*YOUR INSTRUCTIONS:* Take the data that follows and retype it word for word.

*RECORD SET:*
________________
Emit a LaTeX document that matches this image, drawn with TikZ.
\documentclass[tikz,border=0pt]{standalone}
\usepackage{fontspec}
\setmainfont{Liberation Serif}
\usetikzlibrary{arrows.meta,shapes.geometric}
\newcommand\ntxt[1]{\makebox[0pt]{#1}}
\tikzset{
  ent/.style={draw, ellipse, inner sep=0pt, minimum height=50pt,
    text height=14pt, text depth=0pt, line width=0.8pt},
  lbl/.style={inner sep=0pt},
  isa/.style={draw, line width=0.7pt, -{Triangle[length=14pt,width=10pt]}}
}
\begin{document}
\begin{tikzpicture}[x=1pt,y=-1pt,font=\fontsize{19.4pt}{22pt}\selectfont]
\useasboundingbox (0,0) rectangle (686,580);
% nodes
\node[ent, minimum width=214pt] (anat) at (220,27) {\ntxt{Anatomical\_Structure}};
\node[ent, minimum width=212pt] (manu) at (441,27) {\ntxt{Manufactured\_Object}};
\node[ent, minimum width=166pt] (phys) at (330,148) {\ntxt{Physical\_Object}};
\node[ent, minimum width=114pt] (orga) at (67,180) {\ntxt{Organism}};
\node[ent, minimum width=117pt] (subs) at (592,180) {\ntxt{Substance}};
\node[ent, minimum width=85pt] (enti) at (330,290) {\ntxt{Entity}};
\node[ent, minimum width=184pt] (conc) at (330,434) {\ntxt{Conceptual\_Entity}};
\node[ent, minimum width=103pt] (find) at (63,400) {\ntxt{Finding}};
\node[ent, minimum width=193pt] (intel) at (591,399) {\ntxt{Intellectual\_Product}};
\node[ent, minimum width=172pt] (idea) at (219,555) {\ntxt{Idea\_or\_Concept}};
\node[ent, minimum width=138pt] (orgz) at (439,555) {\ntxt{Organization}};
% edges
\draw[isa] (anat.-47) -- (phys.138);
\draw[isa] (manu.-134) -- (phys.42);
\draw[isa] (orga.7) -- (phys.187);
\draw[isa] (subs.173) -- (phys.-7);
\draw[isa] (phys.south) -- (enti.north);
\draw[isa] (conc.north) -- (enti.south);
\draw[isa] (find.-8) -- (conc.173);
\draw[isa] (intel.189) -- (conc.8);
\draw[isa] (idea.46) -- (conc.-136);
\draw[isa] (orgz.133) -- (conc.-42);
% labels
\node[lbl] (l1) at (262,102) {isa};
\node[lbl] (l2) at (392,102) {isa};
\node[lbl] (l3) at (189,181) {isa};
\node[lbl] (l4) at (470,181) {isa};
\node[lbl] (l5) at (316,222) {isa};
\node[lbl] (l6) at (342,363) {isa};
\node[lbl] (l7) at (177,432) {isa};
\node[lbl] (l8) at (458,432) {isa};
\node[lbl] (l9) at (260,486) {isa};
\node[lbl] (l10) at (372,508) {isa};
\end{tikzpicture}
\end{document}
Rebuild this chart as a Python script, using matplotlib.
________________
*RESULT FOR THIS EXERCISE:*
Emit a LaTeX document that matches this image, drawn with TikZ.
\documentclass[tikz,border=0pt]{standalone}
\usepackage{fontspec}
\setmainfont{Liberation Serif}
\usetikzlibrary{arrows.meta,shapes.geometric}
\newcommand\ntxt[1]{\makebox[0pt]{#1}}
\tikzset{
  ent/.style={draw, ellipse, inner sep=0pt, minimum height=50pt,
    text height=14pt, text depth=0pt, line width=0.8pt},
  lbl/.style={inner sep=0pt},
  isa/.style={draw, line width=0.7pt, -{Triangle[length=14pt,width=10pt]}}
}
\begin{document}
\begin{tikzpicture}[x=1pt,y=-1pt,font=\fontsize{19.4pt}{22pt}\selectfont]
\useasboundingbox (0,0) rectangle (686,580);
% nodes
\node[ent, minimum width=214pt] (anat) at (220,27) {\ntxt{Anatomical\_Structure}};
\node[ent, minimum width=212pt] (manu) at (441,27) {\ntxt{Manufactured\_Object}};
\node[ent, minimum width=166pt] (phys) at (330,148) {\ntxt{Physical\_Object}};
\node[ent, minimum width=114pt] (orga) at (67,180) {\ntxt{Organism}};
\node[ent, minimum width=117pt] (subs) at (592,180) {\ntxt{Substance}};
\node[ent, minimum width=85pt] (enti) at (330,290) {\ntxt{Entity}};
\node[ent, minimum width=184pt] (conc) at (330,434) {\ntxt{Conceptual\_Entity}};
\node[ent, minimum width=103pt] (find) at (63,400) {\ntxt{Finding}};
\node[ent, minimum width=193pt] (intel) at (591,399) {\ntxt{Intellectual\_Product}};
\node[ent, minimum width=172pt] (idea) at (219,555) {\ntxt{Idea\_or\_Concept}};
\node[ent, minimum width=138pt] (orgz) at (439,555) {\ntxt{Organization}};
% edges
\draw[isa] (anat.-47) -- (phys.138);
\draw[isa] (manu.-134) -- (phys.42);
\draw[isa] (orga.7) -- (phys.187);
\draw[isa] (subs.173) -- (phys.-7);
\draw[isa] (phys.south) -- (enti.north);
\draw[isa] (conc.north) -- (enti.south);
\draw[isa] (find.-8) -- (conc.173);
\draw[isa] (intel.189) -- (conc.8);
\draw[isa] (idea.46) -- (conc.-136);
\draw[isa] (orgz.133) -- (conc.-42);
% labels
\node[lbl] (l1) at (262,102) {isa};
\node[lbl] (l2) at (392,102) {isa};
\node[lbl] (l3) at (189,181) {isa};
\node[lbl] (l4) at (470,181) {isa};
\node[lbl] (l5) at (316,222) {isa};
\node[lbl] (l6) at (342,363) {isa};
\node[lbl] (l7) at (177,432) {isa};
\node[lbl] (l8) at (458,432) {isa};
\node[lbl] (l9) at (260,486) {isa};
\node[lbl] (l10) at (372,508) {isa};
\end{tikzpicture}
\end{document}
Rebuild this chart as a Python script, using matplotlib.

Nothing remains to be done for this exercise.